Monday, August 24, 2009

Digging up graves


I was looking through an old CD with some of my old computer's backup files and I found a little log file which had a few lines of some chats I had with a girl I used to know (and love, at a point). It was like I got thrown back into time and space and remembered bits and pieces (good and bad) about what happened between us.
It was full of happy and sad moments. we talked about so many things. personal and not so personal. we used to play this game where one of us closed his eyes and the other would try to send a color pattern to the other's mind through telepathy. It was so much revealing and fun (when it actually worked and our guess was correct.) Oh so many things I'm not going to bother and think about all over again.
It made me shiver. I don't know what to feel.
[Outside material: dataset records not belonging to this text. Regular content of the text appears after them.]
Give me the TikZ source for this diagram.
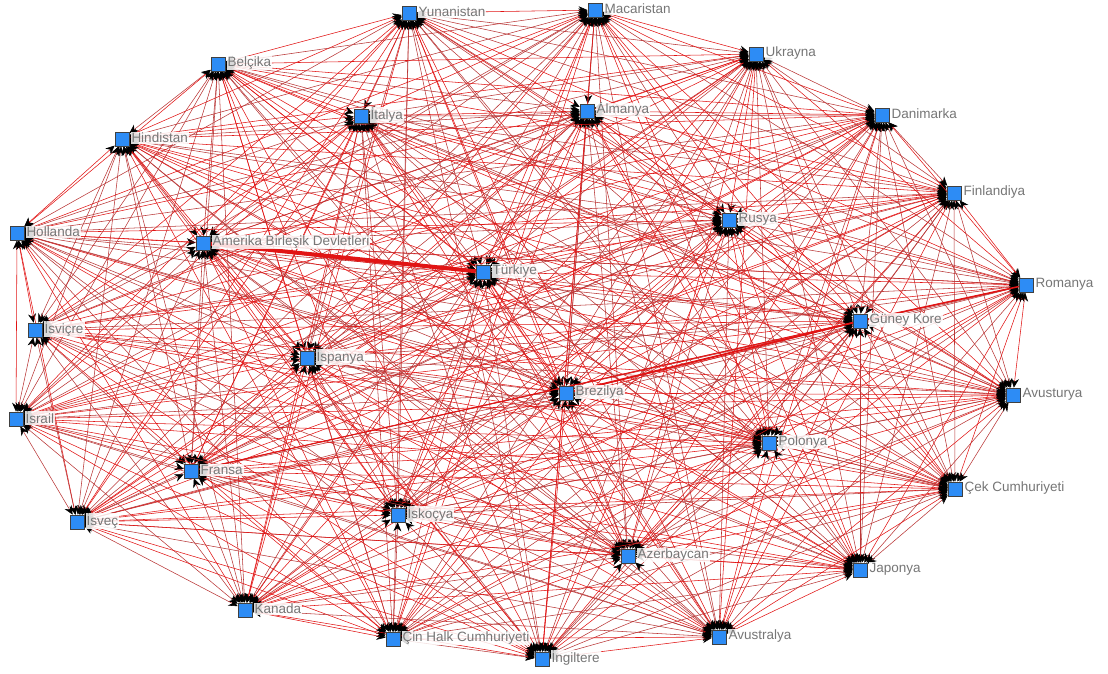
\documentclass[tikz,border=0pt]{standalone}
\usepackage{fontspec}
\setmainfont{Liberation Sans}
\usetikzlibrary{arrows.meta}
\pgfdeclarelayer{bg}
\pgfsetlayers{bg,main}
\definecolor{edgered}{RGB}{225,20,20}
\definecolor{edgedark}{RGB}{185,55,55}
\definecolor{nodeblue}{RGB}{45,140,245}
\definecolor{labelgray}{RGB}{118,118,118}
\tikzset{
  country/.style={draw=black!75, fill=nodeblue, minimum size=14pt, inner sep=0pt, line width=0.6pt},
  clabel/.style={text=labelgray, fill=white, fill opacity=0.85, text opacity=1, inner sep=1pt, anchor=west, font=\fontsize{13.5}{15}\selectfont},
  link/.style={line width=0.55pt, {Stealth[black,length=9pt,width=8pt]}-{Stealth[black,length=9pt,width=8pt]}},
  heavy/.style={draw=edgered},
}
\newcommand\mycountry[4]{%
  \node[country] (#1) at (#2,#3) {};
  \node[clabel] (#1-l) at ([xshift=1pt,yshift=1pt]#1.east) {#4};
}
\def\allc{yun,mac,ukr,bel,ita,alm,dan,hin,fin,rus,hol,abd,tur,rom,gun,isv,isp,bre,avu,isr,pol,fra,cek,isc,sko,aze,jap,kan,cin,avs,ing}
\begin{document}
\begin{tikzpicture}[x=1pt,y=-1pt]
\useasboundingbox (0,0) rectangle (1108,673);
\mycountry{yun}{409}{13}{Yunanistan}
\mycountry{mac}{595}{10}{Macaristan}
\mycountry{ukr}{756}{54}{Ukrayna}
\mycountry{bel}{218}{64}{Belçika}
\mycountry{ita}{361}{116}{İtalya}
\mycountry{alm}{587}{111}{Almanya}
\mycountry{dan}{882}{115}{Danimarka}
\mycountry{hin}{122}{139}{Hindistan}
\mycountry{fin}{954}{193}{Finlandiya}
\mycountry{rus}{729}{220}{Rusya}
\mycountry{hol}{17}{233}{Hollanda}
\mycountry{abd}{203}{243}{Amerika Birleşik Devletleri}
\mycountry{tur}{483}{272}{Türkiye}
\mycountry{rom}{1026}{285}{Romanya}
\mycountry{gun}{860}{321}{Güney Kore}
\mycountry{isv}{35}{330}{İsviçre}
\mycountry{isp}{307}{358}{İspanya}
\mycountry{bre}{566}{393}{Brezilya}
\mycountry{avu}{1013}{395}{Avusturya}
\mycountry{isr}{16}{419}{İsrail}
\mycountry{pol}{769}{443}{Polonya}
\mycountry{fra}{191}{471}{Fransa}
\mycountry{cek}{955}{489}{Çek Cumhuriyeti}
\mycountry{isc}{77}{522}{İsveç}
\mycountry{sko}{398}{515}{İskoçya}
\mycountry{aze}{628}{556}{Azerbaycan}
\mycountry{jap}{860}{570}{Japonya}
\mycountry{kan}{245}{610}{Kanada}
\mycountry{cin}{393}{639}{Çin Halk Cumhuriyeti}
\mycountry{avs}{719}{637}{Avustralya}
\mycountry{ing}{542}{659}{İngiltere}
\begin{pgfonlayer}{bg}
\foreach \a [count=\i] in \allc {
  \foreach \b [count=\j] in \allc {
    \ifnum\j>\i
      \ifodd\numexpr\i+\j\relax
        \draw[link, draw=edgered] (\a) -- (\b);
      \else
        \draw[link, draw=edgedark] (\a) -- (\b);
      \fi
    \fi
  }
}
\draw[heavy, line width=4pt] (abd) -- (tur);
\draw[heavy, line width=1.8pt] (gun) -- (bre);
\draw[heavy, line width=1.5pt] (gun) -- (rom);
\draw[heavy, line width=1pt] (fra) -- (gun);
\end{pgfonlayer}
\end{tikzpicture}
\end{document}
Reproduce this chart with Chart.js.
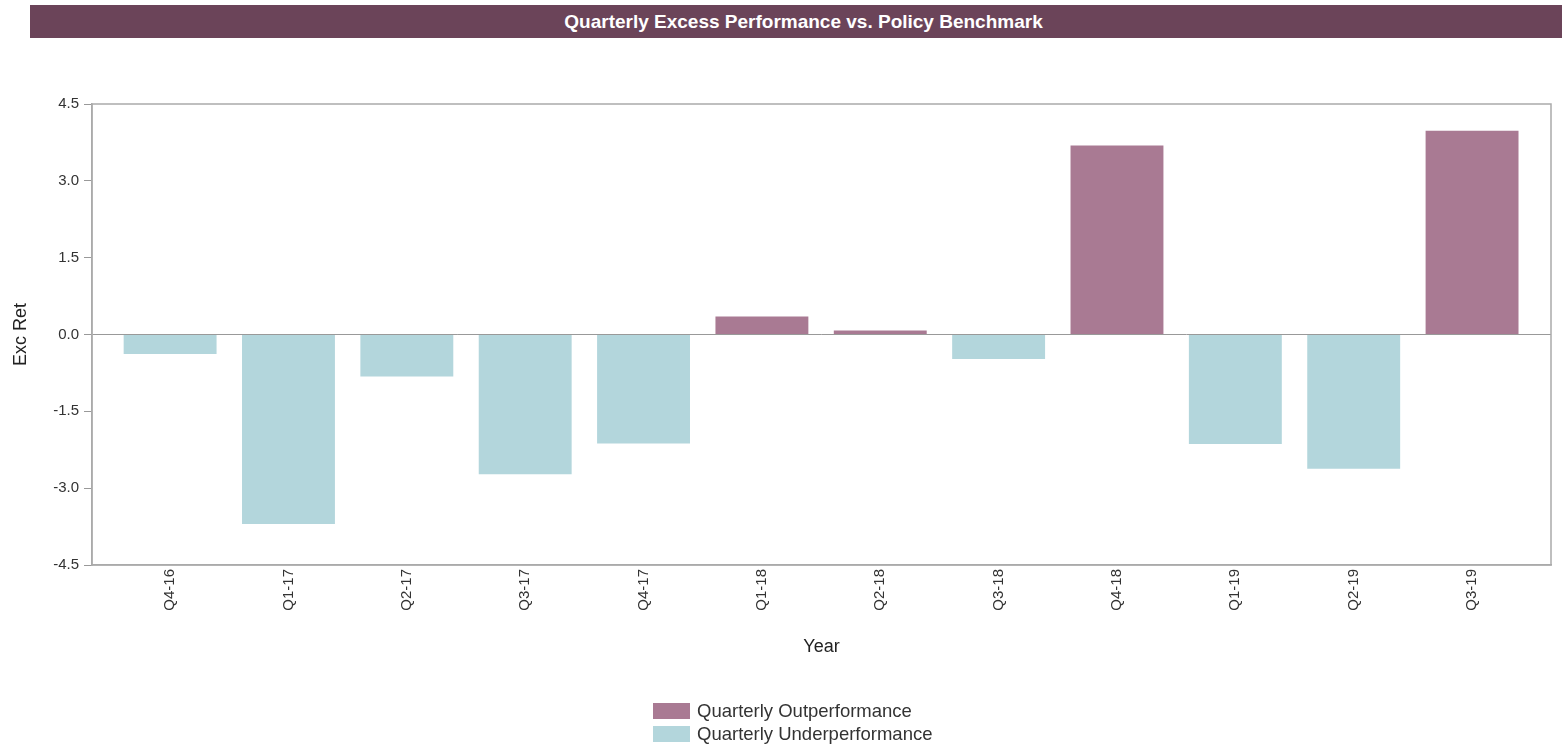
<!DOCTYPE html>
<html>
<head>
<meta charset="utf-8">
<script src="https://cdn.jsdelivr.net/npm/chart.js@4/dist/chart.umd.min.js"></script>
<style>
  html, body { margin: 0; padding: 0; background: #fff; }
  #wrap { position: relative; width: 1562px; height: 746px; }
  #titleBar {
    position: absolute; left: 30px; top: 5px; width: 1532px; height: 33px;
    background: #6b4459; color: #fff; text-align: center;
    font: bold 19px "Liberation Sans", Arial, sans-serif;
    line-height: 33px;
    box-sizing: border-box; padding-left: 15px;
  }
  #chart { position: absolute; left: 0; top: 0; }
  #legend {
    position: absolute; left: 653px; top: 699px;
    font: 18.5px "Liberation Sans", Arial, sans-serif; color: #333;
  }
  .item { display: flex; align-items: center; height: 23px; }
  .box { width: 37px; height: 16px; margin-right: 7px; }
</style>
</head>
<body>
<div id="wrap">
  <canvas id="chart" width="1562" height="746"></canvas>
  <div id="titleBar">Quarterly Excess Performance vs. Policy Benchmark</div>
  <div id="legend"></div>
</div>
<script>
//quarters on the x axis
const quarters = ["Q4-16", "Q1-17", "Q2-17", "Q3-17", "Q4-17", "Q1-18",
  "Q2-18", "Q3-18", "Q4-18", "Q1-19", "Q2-19", "Q3-19"];
//excess return per quarter (%)
const excessReturn = [-0.38, -3.7, -0.82, -2.73, -2.13, 0.35,
  0.08, -0.48, 3.69, -2.14, -2.62, 3.98];
//y axis ticks
const yTicks = [-4.5, -3.0, -1.5, 0.0, 1.5, 3.0, 4.5];
const seriesNames = ["Quarterly Outperformance", "Quarterly Underperformance"];
const seriesColors = ["#a97a93", "#b3d6dc"];

//split into out / under performance
const outData = excessReturn.map((v, i) => ({ x: i, y: v >= 0 ? v : null }));
const underData = excessReturn.map((v, i) => ({ x: i, y: v < 0 ? v : null }));

//draws the box around the plot
const frame = {
  id: "frame",
  afterDraw(chart) {
    const { ctx, chartArea: a } = chart;
    ctx.save();
    ctx.strokeStyle = "#aaaaaa";
    ctx.lineWidth = 1.5;
    ctx.strokeRect(a.left, a.top, a.right - a.left, a.bottom - a.top);
    ctx.restore();
  },
};

const tickFont = { family: "'Liberation Sans', Arial, sans-serif", size: 15 };

let myChart = new Chart(document.getElementById("chart"), {
  type: "bar",
  plugins: [frame],
  data: {
    datasets: [
      { label: seriesNames[0], data: outData, backgroundColor: seriesColors[0] },
      { label: seriesNames[1], data: underData, backgroundColor: seriesColors[1] },
    ],
  },
  options: {
    responsive: false,
    animation: false,
    grouped: false,
    barPercentage: 0.785,
    categoryPercentage: 1,
    layout: { padding: { left: 10, right: 11, top: 104, bottom: 88 } },
    plugins: { legend: { display: false }, tooltip: { enabled: false } },
    scales: {
      x: {
        type: "linear",
        min: -0.66,
        max: 11.667,
        offset: false,
        afterBuildTicks: (scale) => {
          scale.ticks = quarters.map((_, i) => ({ value: i }));
        },
        afterFit: (scale) => { scale.height = 93; },
        grid: { display: false, drawTicks: false },
        border: { color: "#aaaaaa", width: 1.5 },
        ticks: {
          autoSkip: false,
          minRotation: 90,
          maxRotation: 90,
          padding: 4,
          color: "#333",
          font: tickFont,
          callback: (v) => quarters[v],
        },
        title: {
          display: true,
          text: "Year",
          color: "#222",
          padding: 0,
          font: { family: "'Liberation Sans', Arial, sans-serif", size: 18 },
        },
      },
      y: {
        min: -4.5,
        max: 4.5,
        afterBuildTicks: (scale) => {
          scale.ticks = yTicks.map((v) => ({ value: v }));
        },
        afterFit: (scale) => { scale.width = 82; },
        grid: {
          color: (c) => (c.tick && c.tick.value === 0 ? "#999999" : "transparent"),
          tickColor: "#999999",
          tickLength: 8,
        },
        border: { color: "#aaaaaa", width: 1.5 },
        ticks: {
          color: "#333",
          font: tickFont,
          padding: 5,
          callback: (v) => Number(v).toFixed(1),
        },
        title: {
          display: true,
          text: "Exc Ret",
          color: "#222",
          padding: 0,
          font: { family: "'Liberation Sans', Arial, sans-serif", size: 18 },
        },
      },
    },
  },
});

//html legend, one item per row
const legendBox = document.getElementById("legend");
myChart.data.datasets.forEach((ds) => {
  const row = document.createElement("div");
  row.className = "item";
  row.innerHTML = `<span class="box" style="background:${ds.backgroundColor}"></span>${ds.label}`;
  legendBox.appendChild(row);
});
</script>
</body>
</html>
I didn't know what to feel then. maybe a blind sense of passion and love was all I hung unto. I don't know. I can't care anymore. But it's like pushing aside your sleeve and looking at old wounds. Now just barely visible, but still there. right in front of you like it was the first day you cut them open and blood gushed out like there's no tomorrow. how did everything happen so quickly?
What the hell even happened?
I don't know. I can't remember. I just can't remember anything. I feel like I've forgotten so many crucial moments of my life.

I'm even forgetting her face. What she looked like. her voice. (her voice is hard to forget though. It's all I ever had from her in a long time)
Maybe this CD will go in the trash tomorrow. maybe not.
Moving on is hard. But what else are we supposed to do in the end?